▶ [Problem to work on]
Write the data out again in full, with no departure from the original.

★ ★ ★ ★ ★ ★ ★

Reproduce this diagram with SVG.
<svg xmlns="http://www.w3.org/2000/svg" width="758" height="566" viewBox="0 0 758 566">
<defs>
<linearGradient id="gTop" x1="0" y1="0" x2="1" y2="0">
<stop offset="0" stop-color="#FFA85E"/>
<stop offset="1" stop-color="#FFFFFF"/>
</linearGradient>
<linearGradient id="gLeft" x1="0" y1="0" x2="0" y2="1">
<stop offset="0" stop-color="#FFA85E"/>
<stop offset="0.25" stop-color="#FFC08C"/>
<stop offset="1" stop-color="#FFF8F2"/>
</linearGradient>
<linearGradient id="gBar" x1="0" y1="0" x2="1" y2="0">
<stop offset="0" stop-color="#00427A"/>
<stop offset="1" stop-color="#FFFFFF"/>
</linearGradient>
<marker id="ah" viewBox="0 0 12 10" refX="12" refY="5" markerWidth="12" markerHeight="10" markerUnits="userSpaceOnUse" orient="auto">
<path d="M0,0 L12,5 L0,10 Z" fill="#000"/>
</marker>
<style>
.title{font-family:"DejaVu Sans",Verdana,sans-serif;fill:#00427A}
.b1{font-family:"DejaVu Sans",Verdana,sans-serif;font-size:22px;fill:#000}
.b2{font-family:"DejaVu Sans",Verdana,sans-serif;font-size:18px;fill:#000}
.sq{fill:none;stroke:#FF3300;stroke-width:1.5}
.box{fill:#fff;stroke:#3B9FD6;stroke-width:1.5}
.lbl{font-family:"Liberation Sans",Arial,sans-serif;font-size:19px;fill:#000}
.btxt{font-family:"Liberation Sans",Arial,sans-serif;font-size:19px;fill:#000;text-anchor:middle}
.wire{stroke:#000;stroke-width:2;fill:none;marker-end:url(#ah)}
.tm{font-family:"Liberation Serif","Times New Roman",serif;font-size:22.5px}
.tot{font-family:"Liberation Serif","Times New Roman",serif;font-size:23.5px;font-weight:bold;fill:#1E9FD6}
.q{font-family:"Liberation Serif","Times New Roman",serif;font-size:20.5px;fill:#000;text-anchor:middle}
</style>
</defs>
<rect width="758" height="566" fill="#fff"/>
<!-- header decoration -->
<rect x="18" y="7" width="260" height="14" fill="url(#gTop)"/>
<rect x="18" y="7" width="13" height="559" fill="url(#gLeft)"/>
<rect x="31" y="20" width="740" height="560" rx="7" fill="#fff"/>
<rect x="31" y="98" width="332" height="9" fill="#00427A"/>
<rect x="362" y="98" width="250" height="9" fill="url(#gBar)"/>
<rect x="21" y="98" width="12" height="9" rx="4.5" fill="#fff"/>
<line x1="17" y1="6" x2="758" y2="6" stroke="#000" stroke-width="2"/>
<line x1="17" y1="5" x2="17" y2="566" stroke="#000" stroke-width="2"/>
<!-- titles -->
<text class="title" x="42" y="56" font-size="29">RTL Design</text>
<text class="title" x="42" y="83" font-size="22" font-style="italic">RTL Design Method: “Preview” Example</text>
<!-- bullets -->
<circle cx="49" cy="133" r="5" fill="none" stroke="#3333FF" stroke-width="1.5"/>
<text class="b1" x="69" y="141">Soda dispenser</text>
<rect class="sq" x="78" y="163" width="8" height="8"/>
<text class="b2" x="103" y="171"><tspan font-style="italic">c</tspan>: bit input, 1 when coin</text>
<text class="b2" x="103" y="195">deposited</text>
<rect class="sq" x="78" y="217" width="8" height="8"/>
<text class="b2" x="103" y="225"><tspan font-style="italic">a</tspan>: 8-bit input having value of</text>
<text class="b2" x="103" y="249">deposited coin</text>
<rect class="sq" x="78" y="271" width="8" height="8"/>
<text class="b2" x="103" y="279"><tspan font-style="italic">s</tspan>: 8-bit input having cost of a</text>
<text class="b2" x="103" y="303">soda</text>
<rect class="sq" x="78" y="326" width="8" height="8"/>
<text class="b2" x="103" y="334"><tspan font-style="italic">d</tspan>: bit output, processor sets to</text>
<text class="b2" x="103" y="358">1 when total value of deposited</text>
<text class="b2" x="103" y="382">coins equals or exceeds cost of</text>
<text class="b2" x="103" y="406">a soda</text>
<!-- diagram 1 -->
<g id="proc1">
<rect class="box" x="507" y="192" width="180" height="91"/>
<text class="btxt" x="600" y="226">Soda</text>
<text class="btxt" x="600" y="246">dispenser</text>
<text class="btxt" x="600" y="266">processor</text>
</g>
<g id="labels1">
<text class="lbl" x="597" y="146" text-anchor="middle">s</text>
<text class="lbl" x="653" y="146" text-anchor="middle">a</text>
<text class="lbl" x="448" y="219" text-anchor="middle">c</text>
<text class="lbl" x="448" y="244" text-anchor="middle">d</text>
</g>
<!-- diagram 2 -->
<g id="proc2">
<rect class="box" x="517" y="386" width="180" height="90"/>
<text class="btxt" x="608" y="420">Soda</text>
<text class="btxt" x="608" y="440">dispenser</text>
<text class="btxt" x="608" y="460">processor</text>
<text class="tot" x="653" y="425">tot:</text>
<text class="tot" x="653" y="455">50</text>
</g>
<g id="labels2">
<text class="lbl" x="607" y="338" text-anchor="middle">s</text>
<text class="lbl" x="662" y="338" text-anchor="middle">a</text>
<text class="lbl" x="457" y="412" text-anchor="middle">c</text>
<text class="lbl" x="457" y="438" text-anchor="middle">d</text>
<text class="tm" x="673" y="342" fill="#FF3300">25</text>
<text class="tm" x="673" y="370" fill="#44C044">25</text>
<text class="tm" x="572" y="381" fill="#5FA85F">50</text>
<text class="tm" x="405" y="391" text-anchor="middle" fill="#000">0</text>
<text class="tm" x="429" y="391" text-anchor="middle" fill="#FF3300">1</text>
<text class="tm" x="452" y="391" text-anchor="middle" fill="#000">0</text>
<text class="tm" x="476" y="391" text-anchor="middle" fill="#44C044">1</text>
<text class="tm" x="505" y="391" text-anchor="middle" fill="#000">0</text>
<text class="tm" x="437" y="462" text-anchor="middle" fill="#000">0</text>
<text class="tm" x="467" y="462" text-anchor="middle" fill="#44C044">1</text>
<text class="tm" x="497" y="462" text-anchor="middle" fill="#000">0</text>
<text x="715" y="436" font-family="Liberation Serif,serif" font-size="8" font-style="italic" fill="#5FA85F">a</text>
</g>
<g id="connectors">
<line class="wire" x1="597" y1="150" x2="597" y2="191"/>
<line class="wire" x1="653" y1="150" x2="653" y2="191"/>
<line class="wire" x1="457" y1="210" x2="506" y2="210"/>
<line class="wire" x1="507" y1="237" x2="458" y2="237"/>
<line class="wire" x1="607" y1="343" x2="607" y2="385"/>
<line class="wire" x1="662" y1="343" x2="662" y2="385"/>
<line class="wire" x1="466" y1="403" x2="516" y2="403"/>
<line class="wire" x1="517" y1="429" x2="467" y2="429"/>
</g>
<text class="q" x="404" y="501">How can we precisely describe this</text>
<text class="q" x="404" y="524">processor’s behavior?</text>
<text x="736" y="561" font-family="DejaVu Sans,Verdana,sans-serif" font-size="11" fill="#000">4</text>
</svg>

★ ★ ★ ★ ★ ★ ★

▶ [Written response]
Reproduce this diagram with SVG.
<svg xmlns="http://www.w3.org/2000/svg" width="758" height="566" viewBox="0 0 758 566">
<defs>
<linearGradient id="gTop" x1="0" y1="0" x2="1" y2="0">
<stop offset="0" stop-color="#FFA85E"/>
<stop offset="1" stop-color="#FFFFFF"/>
</linearGradient>
<linearGradient id="gLeft" x1="0" y1="0" x2="0" y2="1">
<stop offset="0" stop-color="#FFA85E"/>
<stop offset="0.25" stop-color="#FFC08C"/>
<stop offset="1" stop-color="#FFF8F2"/>
</linearGradient>
<linearGradient id="gBar" x1="0" y1="0" x2="1" y2="0">
<stop offset="0" stop-color="#00427A"/>
<stop offset="1" stop-color="#FFFFFF"/>
</linearGradient>
<marker id="ah" viewBox="0 0 12 10" refX="12" refY="5" markerWidth="12" markerHeight="10" markerUnits="userSpaceOnUse" orient="auto">
<path d="M0,0 L12,5 L0,10 Z" fill="#000"/>
</marker>
<style>
.title{font-family:"DejaVu Sans",Verdana,sans-serif;fill:#00427A}
.b1{font-family:"DejaVu Sans",Verdana,sans-serif;font-size:22px;fill:#000}
.b2{font-family:"DejaVu Sans",Verdana,sans-serif;font-size:18px;fill:#000}
.sq{fill:none;stroke:#FF3300;stroke-width:1.5}
.box{fill:#fff;stroke:#3B9FD6;stroke-width:1.5}
.lbl{font-family:"Liberation Sans",Arial,sans-serif;font-size:19px;fill:#000}
.btxt{font-family:"Liberation Sans",Arial,sans-serif;font-size:19px;fill:#000;text-anchor:middle}
.wire{stroke:#000;stroke-width:2;fill:none;marker-end:url(#ah)}
.tm{font-family:"Liberation Serif","Times New Roman",serif;font-size:22.5px}
.tot{font-family:"Liberation Serif","Times New Roman",serif;font-size:23.5px;font-weight:bold;fill:#1E9FD6}
.q{font-family:"Liberation Serif","Times New Roman",serif;font-size:20.5px;fill:#000;text-anchor:middle}
</style>
</defs>
<rect width="758" height="566" fill="#fff"/>
<!-- header decoration -->
<rect x="18" y="7" width="260" height="14" fill="url(#gTop)"/>
<rect x="18" y="7" width="13" height="559" fill="url(#gLeft)"/>
<rect x="31" y="20" width="740" height="560" rx="7" fill="#fff"/>
<rect x="31" y="98" width="332" height="9" fill="#00427A"/>
<rect x="362" y="98" width="250" height="9" fill="url(#gBar)"/>
<rect x="21" y="98" width="12" height="9" rx="4.5" fill="#fff"/>
<line x1="17" y1="6" x2="758" y2="6" stroke="#000" stroke-width="2"/>
<line x1="17" y1="5" x2="17" y2="566" stroke="#000" stroke-width="2"/>
<!-- titles -->
<text class="title" x="42" y="56" font-size="29">RTL Design</text>
<text class="title" x="42" y="83" font-size="22" font-style="italic">RTL Design Method: “Preview” Example</text>
<!-- bullets -->
<circle cx="49" cy="133" r="5" fill="none" stroke="#3333FF" stroke-width="1.5"/>
<text class="b1" x="69" y="141">Soda dispenser</text>
<rect class="sq" x="78" y="163" width="8" height="8"/>
<text class="b2" x="103" y="171"><tspan font-style="italic">c</tspan>: bit input, 1 when coin</text>
<text class="b2" x="103" y="195">deposited</text>
<rect class="sq" x="78" y="217" width="8" height="8"/>
<text class="b2" x="103" y="225"><tspan font-style="italic">a</tspan>: 8-bit input having value of</text>
<text class="b2" x="103" y="249">deposited coin</text>
<rect class="sq" x="78" y="271" width="8" height="8"/>
<text class="b2" x="103" y="279"><tspan font-style="italic">s</tspan>: 8-bit input having cost of a</text>
<text class="b2" x="103" y="303">soda</text>
<rect class="sq" x="78" y="326" width="8" height="8"/>
<text class="b2" x="103" y="334"><tspan font-style="italic">d</tspan>: bit output, processor sets to</text>
<text class="b2" x="103" y="358">1 when total value of deposited</text>
<text class="b2" x="103" y="382">coins equals or exceeds cost of</text>
<text class="b2" x="103" y="406">a soda</text>
<!-- diagram 1 -->
<g id="proc1">
<rect class="box" x="507" y="192" width="180" height="91"/>
<text class="btxt" x="600" y="226">Soda</text>
<text class="btxt" x="600" y="246">dispenser</text>
<text class="btxt" x="600" y="266">processor</text>
</g>
<g id="labels1">
<text class="lbl" x="597" y="146" text-anchor="middle">s</text>
<text class="lbl" x="653" y="146" text-anchor="middle">a</text>
<text class="lbl" x="448" y="219" text-anchor="middle">c</text>
<text class="lbl" x="448" y="244" text-anchor="middle">d</text>
</g>
<!-- diagram 2 -->
<g id="proc2">
<rect class="box" x="517" y="386" width="180" height="90"/>
<text class="btxt" x="608" y="420">Soda</text>
<text class="btxt" x="608" y="440">dispenser</text>
<text class="btxt" x="608" y="460">processor</text>
<text class="tot" x="653" y="425">tot:</text>
<text class="tot" x="653" y="455">50</text>
</g>
<g id="labels2">
<text class="lbl" x="607" y="338" text-anchor="middle">s</text>
<text class="lbl" x="662" y="338" text-anchor="middle">a</text>
<text class="lbl" x="457" y="412" text-anchor="middle">c</text>
<text class="lbl" x="457" y="438" text-anchor="middle">d</text>
<text class="tm" x="673" y="342" fill="#FF3300">25</text>
<text class="tm" x="673" y="370" fill="#44C044">25</text>
<text class="tm" x="572" y="381" fill="#5FA85F">50</text>
<text class="tm" x="405" y="391" text-anchor="middle" fill="#000">0</text>
<text class="tm" x="429" y="391" text-anchor="middle" fill="#FF3300">1</text>
<text class="tm" x="452" y="391" text-anchor="middle" fill="#000">0</text>
<text class="tm" x="476" y="391" text-anchor="middle" fill="#44C044">1</text>
<text class="tm" x="505" y="391" text-anchor="middle" fill="#000">0</text>
<text class="tm" x="437" y="462" text-anchor="middle" fill="#000">0</text>
<text class="tm" x="467" y="462" text-anchor="middle" fill="#44C044">1</text>
<text class="tm" x="497" y="462" text-anchor="middle" fill="#000">0</text>
<text x="715" y="436" font-family="Liberation Serif,serif" font-size="8" font-style="italic" fill="#5FA85F">a</text>
</g>
<g id="connectors">
<line class="wire" x1="597" y1="150" x2="597" y2="191"/>
<line class="wire" x1="653" y1="150" x2="653" y2="191"/>
<line class="wire" x1="457" y1="210" x2="506" y2="210"/>
<line class="wire" x1="507" y1="237" x2="458" y2="237"/>
<line class="wire" x1="607" y1="343" x2="607" y2="385"/>
<line class="wire" x1="662" y1="343" x2="662" y2="385"/>
<line class="wire" x1="466" y1="403" x2="516" y2="403"/>
<line class="wire" x1="517" y1="429" x2="467" y2="429"/>
</g>
<text class="q" x="404" y="501">How can we precisely describe this</text>
<text class="q" x="404" y="524">processor’s behavior?</text>
<text x="736" y="561" font-family="DejaVu Sans,Verdana,sans-serif" font-size="11" fill="#000">4</text>
</svg>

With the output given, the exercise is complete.